(Exercise aim):
Each line from the top of the listing through the one holding "var labels2011 = ['$2.3" should be restated word for word, with nothing added and no pictures.

(Given data):
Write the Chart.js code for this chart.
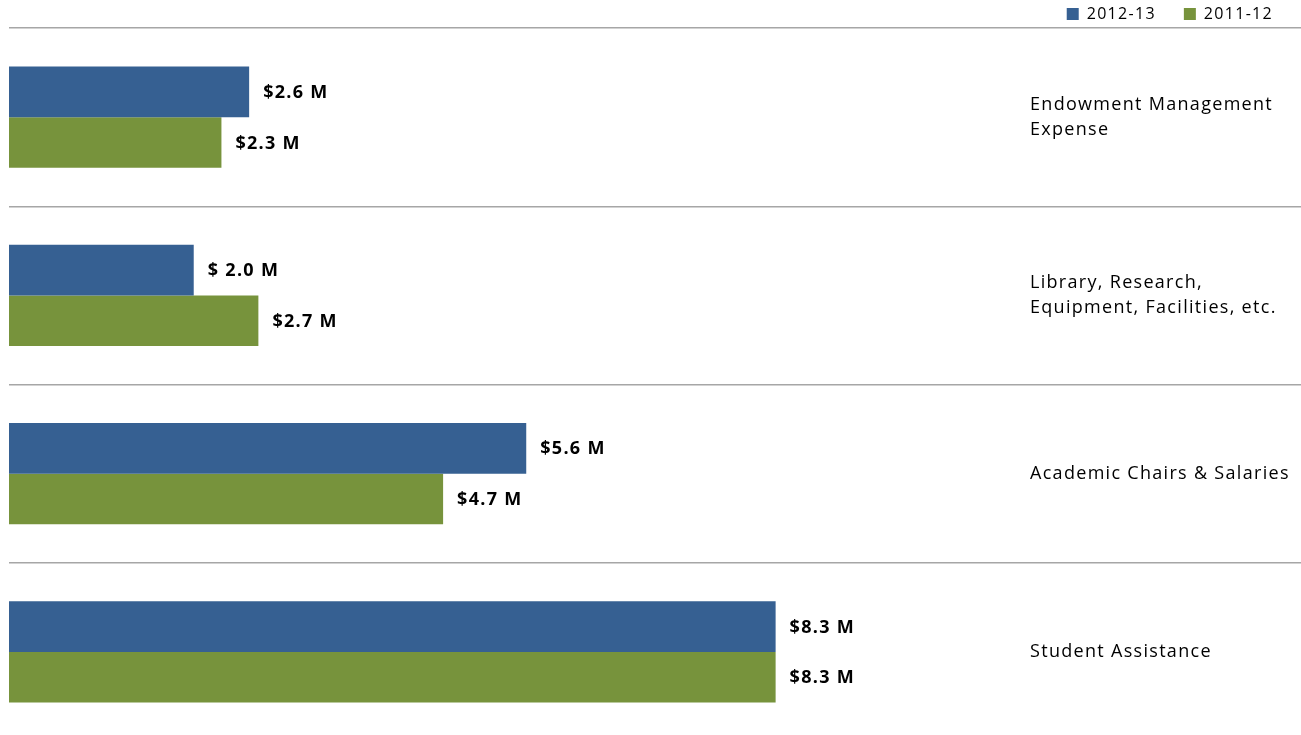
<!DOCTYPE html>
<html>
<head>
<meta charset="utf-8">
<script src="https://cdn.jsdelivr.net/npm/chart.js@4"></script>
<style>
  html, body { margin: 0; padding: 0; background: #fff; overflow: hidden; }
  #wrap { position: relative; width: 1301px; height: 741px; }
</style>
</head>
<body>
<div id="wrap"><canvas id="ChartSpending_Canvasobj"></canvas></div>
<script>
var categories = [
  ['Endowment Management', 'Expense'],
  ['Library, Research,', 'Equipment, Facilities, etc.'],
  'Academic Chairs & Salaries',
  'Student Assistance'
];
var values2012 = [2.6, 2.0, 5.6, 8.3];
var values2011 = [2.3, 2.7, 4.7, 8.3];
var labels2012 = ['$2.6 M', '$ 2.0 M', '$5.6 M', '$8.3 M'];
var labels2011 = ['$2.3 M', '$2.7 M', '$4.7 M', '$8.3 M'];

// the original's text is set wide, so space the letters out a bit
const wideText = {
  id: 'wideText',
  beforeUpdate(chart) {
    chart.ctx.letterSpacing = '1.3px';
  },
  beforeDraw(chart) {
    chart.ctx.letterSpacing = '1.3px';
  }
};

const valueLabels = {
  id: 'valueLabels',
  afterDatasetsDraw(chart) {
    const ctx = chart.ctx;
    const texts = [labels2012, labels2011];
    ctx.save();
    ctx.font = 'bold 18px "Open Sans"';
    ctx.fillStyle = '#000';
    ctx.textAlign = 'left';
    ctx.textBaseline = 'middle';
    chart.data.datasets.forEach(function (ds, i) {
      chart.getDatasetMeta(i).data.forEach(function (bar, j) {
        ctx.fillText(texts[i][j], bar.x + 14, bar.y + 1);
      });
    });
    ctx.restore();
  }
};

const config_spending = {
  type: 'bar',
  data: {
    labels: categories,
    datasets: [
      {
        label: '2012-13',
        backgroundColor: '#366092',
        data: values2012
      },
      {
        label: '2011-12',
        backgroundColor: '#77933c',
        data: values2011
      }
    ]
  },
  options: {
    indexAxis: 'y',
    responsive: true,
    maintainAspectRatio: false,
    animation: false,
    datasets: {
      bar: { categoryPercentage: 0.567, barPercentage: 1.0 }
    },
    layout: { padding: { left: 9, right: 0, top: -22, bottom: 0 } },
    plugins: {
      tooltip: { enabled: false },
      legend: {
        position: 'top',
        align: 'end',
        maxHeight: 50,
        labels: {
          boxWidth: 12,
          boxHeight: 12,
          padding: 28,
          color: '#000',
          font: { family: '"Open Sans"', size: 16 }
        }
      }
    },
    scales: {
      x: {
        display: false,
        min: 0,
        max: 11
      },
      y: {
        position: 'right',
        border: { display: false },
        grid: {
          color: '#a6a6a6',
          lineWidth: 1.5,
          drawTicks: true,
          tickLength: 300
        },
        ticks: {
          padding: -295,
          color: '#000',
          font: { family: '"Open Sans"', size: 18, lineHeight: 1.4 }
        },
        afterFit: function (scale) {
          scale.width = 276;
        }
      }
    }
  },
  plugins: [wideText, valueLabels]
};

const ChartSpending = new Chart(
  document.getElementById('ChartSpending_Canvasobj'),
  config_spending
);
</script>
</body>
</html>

(Solution to the exercise):
Write the Chart.js code for this chart.
<!DOCTYPE html>
<html>
<head>
<meta charset="utf-8">
<script src="https://cdn.jsdelivr.net/npm/chart.js@4"></script>
<style>
  html, body { margin: 0; padding: 0; background: #fff; overflow: hidden; }
  #wrap { position: relative; width: 1301px; height: 741px; }
</style>
</head>
<body>
<div id="wrap"><canvas id="ChartSpending_Canvasobj"></canvas></div>
<script>
var categories = [
  ['Endowment Management', 'Expense'],
  ['Library, Research,', 'Equipment, Facilities, etc.'],
  'Academic Chairs & Salaries',
  'Student Assistance'
];
var values2012 = [2.6, 2.0, 5.6, 8.3];
var values2011 = [2.3, 2.7, 4.7, 8.3];
var labels2012 = ['$2.6 M', '$ 2.0 M', '$5.6 M', '$8.3 M'];
var labels2011 = ['$2.3 M', '$2.7 M', '$4.7 M', '$8.3 M'];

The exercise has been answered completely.